When defining the data model, we distinguish between a population table and one or more peripheral tables.

The population table

The population table is the main table of the analysis. It must contain at least one column with the role target, which is the variable we want to predict. Furthermore, the table must also contain one or more columns with the role join_key. These are foreign keys used to establish a relation - also called joins - with one or more peripheral table. In data warehousing, the population table is sometimes called the fact table.

The following example shows the population table of a customer churn analysis. The target variable is churn - whether a person does stop using the services and products of a company. It contains the information whether or not a given customer has churned after a certain reference date. The join key customer_id is used to establish relations with a peripheral table. Additionally, the date the customer joined our fictional company is given in column date_joined, which we have assigned the role time_stamp.

../../_images/population_table.png

Peripheral tables

Peripheral tables contain additional information relevant for the prediction of the target variable in the population table. Each of them is related to the latter (or another peripheral table, see The snowflake schema) via a column with role join_key. In data warehousing, the peripheral tables are sometimes called dimension tables.

The following pictures show two peripheral tables that could be used for our customer churn analysis from the example above. One represents complaints a certain customer made with a certain agent and the other the transactions the customer made using her account.

../../_images/peripheral_tables.png

Placeholders

In getML, Placeholder are used to construct the data model. They are light-weight representations of Data Frames and their relations among each other but do not contain any data.

The idea behind the placeholder concept is that they allow constructing an abstract data model without any reference to an actual data set. This data model serves as input for the feature engineering algorithms. Later on, these algorithms can be trained and applied on any data set that follows this data model.

In most cases placeholders are constructed for a specific data set. Thus, they are most easily derived from the actual DataFrame using its to_placeholder() method. More information on how to construct placeholders is given in the API documentation for Placeholder.

Joins

Joins are used to establish relations between placeholders. In order to join two placeholders, the data frames used to derive them must both have at least one column of role join_key. The joining itself is done using the getml.data.Placeholder.join() method.

Special care must be taken when dealing with time-based data. All columns corresponding to time stamps have to be given the role time_stamp and the main one in both the population and peripheral table must be provided in the getml.data.Placeholder.join() method. This prevents easter eggs by incorporating only those rows of the peripheral table in the join operation for which the time stamp of the corresponding row in the population table is either the same or more recent. This way no information from the future is considered during training.

Data schemata

After having created placeholders for all data frames in an analysis, we are ready to create the actual data schema.
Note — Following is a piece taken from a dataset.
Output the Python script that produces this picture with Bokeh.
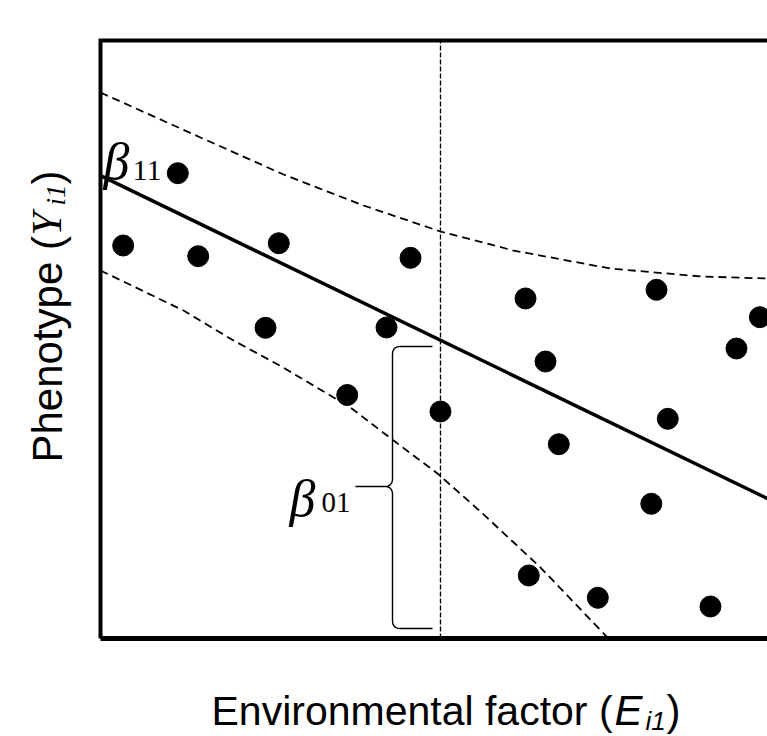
import numpy as np
from bokeh.plotting import figure
from bokeh.models import Range1d, Label
from bokeh.embed import file_html
from bokeh.resources import INLINE

# ---- data (arbitrary units) ----
env = [1.159, 0.340, 1.465, 2.673, 4.648, 2.474, 4.288, 3.699, 5.097, 6.372,
       6.672, 6.871, 8.336, 8.505, 9.535, 9.885, 8.258, 6.421, 7.456, 9.145]
phen = [7.781, 6.572, 6.393, 6.610, 6.366, 5.196, 5.201, 4.072, 3.796, 5.686,
        4.632, 3.249, 5.831, 3.674, 4.849, 5.373, 2.253, 1.054, 0.681, 0.535]

fit_x = [0.0, 10.0]
fit_y = [7.74, 2.34]

upper_x = [0.0, 1.499, 2.744, 3.943, 5.097, 6.192, 7.646, 8.996, 10.0]
upper_y = [9.130, 8.378, 7.759, 7.241, 6.806, 6.488, 6.187, 6.054, 6.020]

lower_x = [0.0, 1.244, 1.994, 2.714, 3.748, 4.393, 5.052, 5.712, 6.597, 7.616]
lower_y = [6.154, 5.485, 4.983, 4.548, 3.863, 3.311, 2.759, 2.107, 1.187, 0.0]

e_ref = 5.097          # environmental reference value (vertical line)
x_lo, x_hi = 0.0, 10.2
y_lo, y_hi = 0.0, 10.0

# ---- scale helpers (page px -> data) ----
PXX, PXY = 66.7, 59.8
def dx(px):
    return (px - 100) / PXX
def dy(py):
    return (638 - py) / PXY

W, H = 767, 736
p = figure(width=W, height=H,
           x_range=Range1d(dx(0), dx(W)), y_range=Range1d(dy(H), dy(0)),
           output_backend="svg", toolbar_location=None,
           min_border_left=0, min_border_right=0,
           min_border_top=0, min_border_bottom=0)
p.grid.visible = False
p.axis.visible = False
p.outline_line_color = None
p.background_fill_color = "white"
p.border_fill_color = "white"

# plot box (left, top, bottom edges)
p.line([x_hi, x_lo, x_lo], [y_hi, y_hi, y_lo], line_color="black",
       line_width=4, line_join="miter")
p.line([x_lo, x_hi], [y_lo, y_lo], line_color="black", line_width=5)

# vertical reference line
p.line([e_ref, e_ref], [y_lo, y_hi], line_color="black", line_width=1.3, line_dash="5 2")

# confidence bands
p.line(upper_x, upper_y, line_color="black", line_width=1.8, line_dash="8 5")
p.line(lower_x, lower_y, line_color="black", line_width=1.8, line_dash="8 5")

# regression line
p.line(fit_x, fit_y, line_color="black", line_width=3.5)

# points
p.scatter(env, phen, size=21, color="black")

# curly brace (intercept)
def qbez(a, c, b, n=10):
    t = np.linspace(0, 1, n)[:, None]
    a, c, b = np.array(a), np.array(c), np.array(b)
    return (1 - t) ** 2 * a + 2 * (1 - t) * t * c + t ** 2 * b

xr, xs, xl = dx(432), dx(392), dx(355)
yt, yb = dy(346), dy(628)
ym = dy(486)
rx, ry = 8 / PXX, 8 / PXY
parts = [
    np.array([[xr, yt], [xs + rx, yt]]),
    qbez((xs + rx, yt), (xs, yt), (xs, yt - ry)),
    np.array([[xs, yt - ry], [xs, ym + ry]]),
    qbez((xs, ym + ry), (xs, ym), (xs - rx, ym)),
    np.array([[xs - rx, ym], [xl, ym], [xs - rx, ym]]),
    qbez((xs - rx, ym), (xs, ym), (xs, ym - ry)),
    np.array([[xs, ym - ry], [xs, yb + ry]]),
    qbez((xs, yb + ry), (xs, yb), (xs + rx, yb)),
    np.array([[xs + rx, yb], [xr, yb]]),
]
brace = np.vstack(parts)
p.line(brace[:, 0], brace[:, 1], line_color="black", line_width=1.4)

def lab(x, y, text, font, size, style="normal", angle=0.0):
    p.add_layout(Label(x=x, y=y, x_units="data", y_units="data", text=text,
                       text_font=font, text_font_size=size, text_font_style=style,
                       text_color="black", text_align="left",
                       text_baseline="alphabetic", angle=angle))

# beta labels
lab(dx(103), dy(161), "β", "Liberation Serif", "52px", "italic")
lab(dx(132), dy(170), "11", "Liberation Serif", "30px")
lab(dx(289), dy(498), "β", "Liberation Serif", "52px", "italic")
lab(dx(321), dy(502), "01", "Liberation Serif", "29px")

# x axis title: Environmental factor (E_i1)
lab(dx(211), dy(710), "Environmental factor (", "Liberation Sans", "41px")
lab(dx(614), dy(710), "E", "Liberation Sans", "42px", "italic")
lab(dx(645), dy(720), "i1", "Liberation Sans", "26px", "italic")
lab(dx(666), dy(710), ")", "Liberation Sans", "42px")

# y axis title: Phenotype (Y_i1), rotated
R = np.pi / 2
lab(dx(47), dy(462), "Phenotype (", "Liberation Sans", "42px", angle=R)
lab(dx(46), dy(235), "Y", "Liberation Serif", "42px", "italic", angle=R)
lab(dx(55), dy(205), "i1", "Liberation Serif", "27px", "italic", angle=R)
lab(dx(47), dy(184), ")", "Liberation Sans", "42px", angle=R)

open("out.html", "w").write(file_html(p, INLINE))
A data schema is a certain way of assembling population and peripheral tables.

The star schema

The star schema is simplest way of establishing relations between the population and the peripheral tables. It is sufficient for the majority of data science projects.

In the star schema, the population table is surrounded by any number of peripheral tables, all joined via a certain join key. However, no joins between peripheral tables are allowed.

The population table and two peripheral tables introduced in Tables can be arranged in a star schema like this:

../../_images/star_scheme.png

The snowflake schema

In some cases, the star schema is not enough to represent the complexity of a data set. This is where the snowflake schema comes in: In a snowflake schema, peripheral tables can have peripheral tables of their own.

Assume that in the customer churn analysis shown above, there is an additional table containing information about the calls a certain agent made in customer service. It can be joined to the COMPLAINTS table using the key agent_id.

../../_images/snowflake_schema.png

Time series

The handling of time series deserves special treatment since a single table containing your (multivariate) time series does not seem to fit the relational data model at first. Self-joining a single table explains why, nevertheless, they do. In addition, some extra parameters and considerations are required when building features based on time stamps.

Self-joining a single table

If you deal with a classical (multivariate) time series and all your data is contained in a single table, all the concepts covered so far still apply. You just have to do a so-called self-join by providing your table as both population and peripheral table and join them together while ensuring causality using the time stamp.

This sounds a little bit strange in the beginning. You can think of the process as working in the following way: Whenever a row in the population table - a single measurement - is taken, it will be combined with all the content of the peripheral table - the same time series - for which the time stamps are smaller than the one in the line we picked. As a result, we will obtain our original table with all rows containing future data - from the perspective of the picked line - being discarded. This ensures we will not include any knowledge unavailable during prediction into our training step in order to prevent data leaks.

Features based on time stamps

Time stamps are handled differently than numerical columns. In addition, the getML engine is able to automatically generate features based on aggregations over time windows. Both the length of the time window and the aggregation itself will be figured out by the feature engineering algorithm. The only thing you have to do is to provide the temporal resolution your time series is sampled with in the delta_t parameter of either MultirelModel or RelboostModel.